In this great task, he does not seem to have been much impeded by modesty. He writes to Mersenne in 1632, for example, that he is "dissecting the heads of different animals in order to explain what imagination, memory etc., consist of." He also insisted that the English physician and physiologist William Harvey must be wrong in his theory that the heart was a pump, since there was no obvious source of power. Descartes insisted the heart must be like a furnace, in which the blood is warmed.
This account of physiology was a part of Descartes' larger belief that all natural forces could be explained in terms of working mechanical principles. "The universe, as Descartes represents it, consists of an indefinite number of contiguous vortices, each with a sun or a star in the center, and planets revolving around the center." This theory was widely accepted in Europe even after Newton presented his more plausible formulation of planetary motion in terms of the law of gravity.
Descartes was working on these speculations when word came in 1633 of the condemnation and burning of all copies of Galileo's sun-centered cosmology. At this point in Descartes' career he ceased what we would call scientific work in favor of philosophical inquiry.

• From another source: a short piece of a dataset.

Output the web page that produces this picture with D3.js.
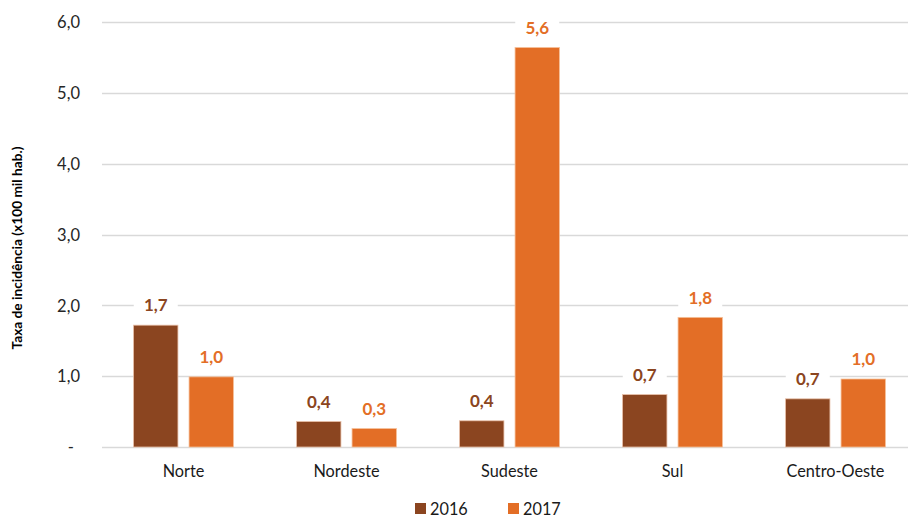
<!DOCTYPE html>
<head>
  <meta charset="utf-8">
  <script src="https://d3js.org/d3.v7.min.js"></script>
  <style>
    body { margin: 0; background: #fff; }
    svg { display: block; font-family: Lato, "Open Sans", sans-serif; }
  </style>
</head>
<body>
  <svg width="908" height="517"></svg>
  <script>
    // dados
    var regioes = ['Norte', 'Nordeste', 'Sudeste', 'Sul', 'Centro-Oeste'];
    var anos = ['2016', '2017'];
    var taxa2016 = [1.72, 0.36, 0.37, 0.74, 0.68];
    var taxa2017 = [0.99, 0.26, 5.64, 1.83, 0.96];
    var yTicks = [0, 1, 2, 3, 4, 5, 6];

    var cores = {'2016': '#8b4520', '2017': '#e36e26'};
    var bordas = {'2016': '#e8c0a8', '2017': '#f5c09a'};

    var width = 908, height = 517;
    var margin = {top: 22, bottom: 70, left: 102, right: -9};

    var series = anos.map((a, i) => ({ano: a, valores: i === 0 ? taxa2016 : taxa2017}));

    var svg = d3.select('svg');

    var x0 = d3.scaleBand()
      .domain(regioes)
      .range([margin.left, width - margin.right])
      .paddingInner(0.387)
      .paddingOuter(0.1935);

    var x1 = d3.scaleBand()
      .domain(anos)
      .range([0, x0.bandwidth()])
      .paddingInner(0.2);

    var y = d3.scaleLinear()
      .domain([0, 6])
      .range([height - margin.bottom, margin.top]);

    // linhas de grade
    svg.append('g')
      .selectAll('line')
      .data(yTicks)
      .join('line')
      .attr('x1', margin.left)
      .attr('x2', width)
      .attr('y1', d => Math.round(y(d)) + 0.5)
      .attr('y2', d => Math.round(y(d)) + 0.5)
      .attr('stroke', '#d9d9d9')
      .attr('stroke-width', 1.3);

    // eixo y
    var eixoY = d3.axisLeft(y)
      .tickValues(yTicks)
      .tickSize(0)
      .tickPadding(0)
      .tickFormat(d => d === 0 ? '-' : d3.format('.1f')(d).replace('.', ','));

    svg.append('g')
      .attr('transform', 'translate(' + [80, 0] + ')')
      .call(eixoY)
      .call(g => g.select('.domain').remove())
      .selectAll('text')
      .attr('font-size', 16.5)
      .attr('font-family', 'Lato, sans-serif')
      .attr('fill', '#262626')
      .attr('dy', '0.35em')
      .attr('dx', d => d === 0 ? -6 : 0);

    // título do eixo y
    svg.append('text')
      .attr('transform', 'translate(22,' + 248 + ') rotate(-90)')
      .attr('text-anchor', 'middle')
      .attr('font-size', 13.7)
      .attr('font-weight', 'bold')
      .attr('fill', '#000')
      .text('Taxa de incidência (x100 mil hab.)');

    // barras
    var grupos = svg.append('g')
      .selectAll('g')
      .data(series)
      .join('g');

    grupos.selectAll('rect')
      .data(s => s.valores.map((v, i) => ({ano: s.ano, regiao: regioes[i], v: v})))
      .join('rect')
      .attr('x', d => x0(d.regiao) + x1(d.ano))
      .attr('width', x1.bandwidth())
      .attr('y', d => y(d.v))
      .attr('height', d => y(0) - y(d.v))
      .attr('fill', d => cores[d.ano])
      .attr('stroke', d => bordas[d.ano])
      .attr('stroke-width', 0.8);

    // rótulos dos valores (com fundo branco sobre a grade)
    var rotulos = grupos.selectAll('g.rotulo')
      .data(s => s.valores.map((v, i) => ({ano: s.ano, regiao: regioes[i], v: v})))
      .join('g')
      .attr('class', 'rotulo')
      .attr('transform', d => 'translate(' + [x0(d.regiao) + x1(d.ano) + x1.bandwidth() / 2, y(d.v) - 20] + ')');

    rotulos.append('rect')
      .attr('x', -22).attr('y', -10).attr('width', 44).attr('height', 20)
      .attr('fill', '#fff');

    rotulos.append('text')
      .attr('text-anchor', 'middle')
      .attr('dy', '0.36em')
      .attr('font-size', 17)
      .attr('font-weight', 'bold')
      .attr('fill', d => cores[d.ano])
      .text(d => d3.format('.1f')(d.v).replace('.', ','));

    // eixo x
    var eixoX = d3.axisBottom(x0).tickSize(0).tickPadding(18);
    svg.append('g')
      .attr('transform', 'translate(' + [0, y(0)] + ')')
      .call(eixoX)
      .call(g => g.select('.domain').remove())
      .selectAll('text')
      .attr('font-size', 16.3)
      .attr('font-family', 'Lato, sans-serif')
      .attr('fill', '#1a1a1a');

    // legenda
    var legenda = svg.append('g')
      .selectAll('g')
      .data(anos)
      .join('g')
      .attr('transform', (d, i) => 'translate(' + [415 + i * 93, 503] + ')');

    legenda.append('rect')
      .attr('width', 11).attr('height', 11)
      .attr('fill', d => cores[d]);

    legenda.append('text')
      .attr('x', 15)
      .attr('y', 6)
      .attr('dy', '0.35em')
      .attr('font-size', 16.3)
      .attr('fill', '#1a1a1a')
      .text(d => d);
  </script>
</body>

His most famous work, the "Discours de la Methode" ("Discourse on the Method of Conducting Reason and Seeking Truth in the Sciences") of 1637, presented the idea of moral skepticism - what Gaukroger describes as hyperbolic doubt. "There is nothing that cannot be doubted, except that one is doubting, and this requires that there be something ... that is doing the doubting." Thus, "I think, therefore I am;" if I can doubt, I must exist. On this basis, Descartes set out to re-create a moral system.
From a late 20th-century perspective, Descartes' only lasting achievement was probably in mathematics. In no small measure, it was his invention of analytic geometry that made possible Newton's and Lebnitz's development of calculus, which in turn caused the overthrow of Cartesian science.
Ironically, his mathematical work was far less revolutionary than his theories in science and philosophy.
Mathematics, it has been argued, is the one scientific discipline in which there is the possibility of genuine progress. Not many modern chemists or physicists would argue that there are only four elements, or that heat is caused by an excess of phlogiston (an imaginary principle of fire). The history of mathematics, on the other hand, includes many ideas still taught today, such as Euclidean geometry or the algebra of the Arab scholar al-Kwarizmi (from whose name we get the term "algorithm").
Finally then, we come away from the study of Descartes' life with a deeper insight into the problem of progress in the sciences. Descartes was just plain wrong about a lot of things, including his theories of physiology and planetary motion. Gaukroger's work explicitly focuses on "the relations of Descartes' intellectual pursuits and the intellectual and cultural environment in which they were pursued."
If we can understand something of how Descartes' ideas were shaped by the intellectual culture of his century, and how they have in turn contributed to our own, then we have learned something about ourselves.
By studying the ways that Descartes and his contemporaries viewed their world, perhaps we can better understand how our own perceptions may be affected by our preconceptions.
It is tempting, with the advantage of hindsight, to dismiss Descartes' efforts to understand his relation to the universe as failed attempts. (But that would be putting Descartes before de hors.) Much in his thinking is rich and complex, and we would do well to give our respect and admiration to his life's struggle to make intelligible the building materials of creation.